- **Instruction**
Give back exactly the lines from the start of the listing to the line containing "Chart.register(...registerables);", inclusive, and nothing beyond them.

- **Data provided**
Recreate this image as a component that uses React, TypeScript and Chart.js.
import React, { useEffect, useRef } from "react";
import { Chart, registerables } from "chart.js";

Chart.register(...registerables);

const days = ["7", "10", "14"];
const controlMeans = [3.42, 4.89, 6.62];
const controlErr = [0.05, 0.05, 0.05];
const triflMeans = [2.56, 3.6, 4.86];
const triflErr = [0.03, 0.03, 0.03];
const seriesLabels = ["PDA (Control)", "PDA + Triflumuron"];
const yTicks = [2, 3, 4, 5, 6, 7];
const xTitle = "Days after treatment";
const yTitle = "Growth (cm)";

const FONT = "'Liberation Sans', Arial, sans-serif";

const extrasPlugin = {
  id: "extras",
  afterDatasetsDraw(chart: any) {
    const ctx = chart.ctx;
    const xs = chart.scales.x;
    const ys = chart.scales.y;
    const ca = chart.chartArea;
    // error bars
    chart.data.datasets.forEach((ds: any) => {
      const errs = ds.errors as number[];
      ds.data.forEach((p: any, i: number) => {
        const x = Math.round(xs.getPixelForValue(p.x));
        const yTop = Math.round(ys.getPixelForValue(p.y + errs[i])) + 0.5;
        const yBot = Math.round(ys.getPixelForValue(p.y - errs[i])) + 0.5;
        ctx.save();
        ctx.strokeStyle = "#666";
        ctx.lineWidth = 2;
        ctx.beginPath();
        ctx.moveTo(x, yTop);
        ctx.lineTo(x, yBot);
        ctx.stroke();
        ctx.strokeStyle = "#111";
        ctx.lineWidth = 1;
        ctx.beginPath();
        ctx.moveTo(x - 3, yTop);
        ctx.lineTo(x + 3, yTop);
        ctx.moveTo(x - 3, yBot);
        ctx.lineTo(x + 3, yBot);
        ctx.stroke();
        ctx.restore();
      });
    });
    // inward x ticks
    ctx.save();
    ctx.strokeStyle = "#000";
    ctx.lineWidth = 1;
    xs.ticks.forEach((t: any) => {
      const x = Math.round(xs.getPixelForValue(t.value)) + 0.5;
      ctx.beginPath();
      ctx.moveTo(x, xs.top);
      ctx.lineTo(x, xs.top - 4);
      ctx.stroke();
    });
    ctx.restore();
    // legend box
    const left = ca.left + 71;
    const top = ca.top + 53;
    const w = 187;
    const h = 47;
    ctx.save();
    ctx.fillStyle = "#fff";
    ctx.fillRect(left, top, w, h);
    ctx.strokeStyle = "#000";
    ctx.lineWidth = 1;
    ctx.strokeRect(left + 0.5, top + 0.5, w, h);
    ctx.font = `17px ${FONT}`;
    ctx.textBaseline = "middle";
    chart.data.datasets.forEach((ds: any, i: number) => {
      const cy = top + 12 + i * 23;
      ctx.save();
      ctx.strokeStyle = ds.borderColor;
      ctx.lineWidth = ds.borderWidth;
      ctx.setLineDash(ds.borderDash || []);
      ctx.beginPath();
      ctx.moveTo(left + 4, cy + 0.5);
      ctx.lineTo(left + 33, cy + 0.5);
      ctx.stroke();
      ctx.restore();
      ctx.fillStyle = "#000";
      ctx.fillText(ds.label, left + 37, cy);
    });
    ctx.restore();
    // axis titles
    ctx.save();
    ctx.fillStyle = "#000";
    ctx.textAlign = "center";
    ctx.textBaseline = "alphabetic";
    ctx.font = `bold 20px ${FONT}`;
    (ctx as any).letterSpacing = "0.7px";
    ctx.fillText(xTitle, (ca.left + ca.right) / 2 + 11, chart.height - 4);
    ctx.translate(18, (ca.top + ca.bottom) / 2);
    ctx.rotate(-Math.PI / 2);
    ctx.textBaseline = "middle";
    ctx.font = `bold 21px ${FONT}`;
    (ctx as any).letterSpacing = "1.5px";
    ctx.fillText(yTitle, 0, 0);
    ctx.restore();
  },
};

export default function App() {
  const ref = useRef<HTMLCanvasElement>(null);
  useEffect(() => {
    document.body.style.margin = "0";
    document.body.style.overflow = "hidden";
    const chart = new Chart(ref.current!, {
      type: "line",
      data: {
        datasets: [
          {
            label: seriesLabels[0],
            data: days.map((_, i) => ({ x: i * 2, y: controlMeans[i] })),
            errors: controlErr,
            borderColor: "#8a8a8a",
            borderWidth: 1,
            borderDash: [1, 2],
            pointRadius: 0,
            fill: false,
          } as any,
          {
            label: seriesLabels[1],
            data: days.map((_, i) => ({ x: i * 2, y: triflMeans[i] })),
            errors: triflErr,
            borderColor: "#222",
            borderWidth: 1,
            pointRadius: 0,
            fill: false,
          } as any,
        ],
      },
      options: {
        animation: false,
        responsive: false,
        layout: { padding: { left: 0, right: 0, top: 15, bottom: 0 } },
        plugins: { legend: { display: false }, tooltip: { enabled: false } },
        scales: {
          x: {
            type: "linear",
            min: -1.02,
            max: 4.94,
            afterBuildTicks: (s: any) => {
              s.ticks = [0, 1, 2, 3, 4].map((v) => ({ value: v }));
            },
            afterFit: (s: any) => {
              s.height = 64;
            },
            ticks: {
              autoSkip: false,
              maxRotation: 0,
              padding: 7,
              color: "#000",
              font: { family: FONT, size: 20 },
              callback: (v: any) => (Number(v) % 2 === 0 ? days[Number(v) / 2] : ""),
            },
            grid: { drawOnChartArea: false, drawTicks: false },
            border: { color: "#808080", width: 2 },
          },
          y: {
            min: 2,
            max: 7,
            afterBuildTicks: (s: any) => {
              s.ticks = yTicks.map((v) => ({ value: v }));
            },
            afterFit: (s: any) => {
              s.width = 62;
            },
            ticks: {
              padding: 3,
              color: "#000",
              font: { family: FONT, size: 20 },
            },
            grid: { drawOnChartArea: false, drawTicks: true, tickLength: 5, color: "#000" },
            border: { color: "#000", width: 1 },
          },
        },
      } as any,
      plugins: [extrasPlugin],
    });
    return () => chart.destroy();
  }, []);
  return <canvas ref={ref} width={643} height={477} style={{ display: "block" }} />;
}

- **Correct answer**
Recreate this image as a component that uses React, TypeScript and Chart.js.
import React, { useEffect, useRef } from "react";
import { Chart, registerables } from "chart.js";

Chart.register(...registerables);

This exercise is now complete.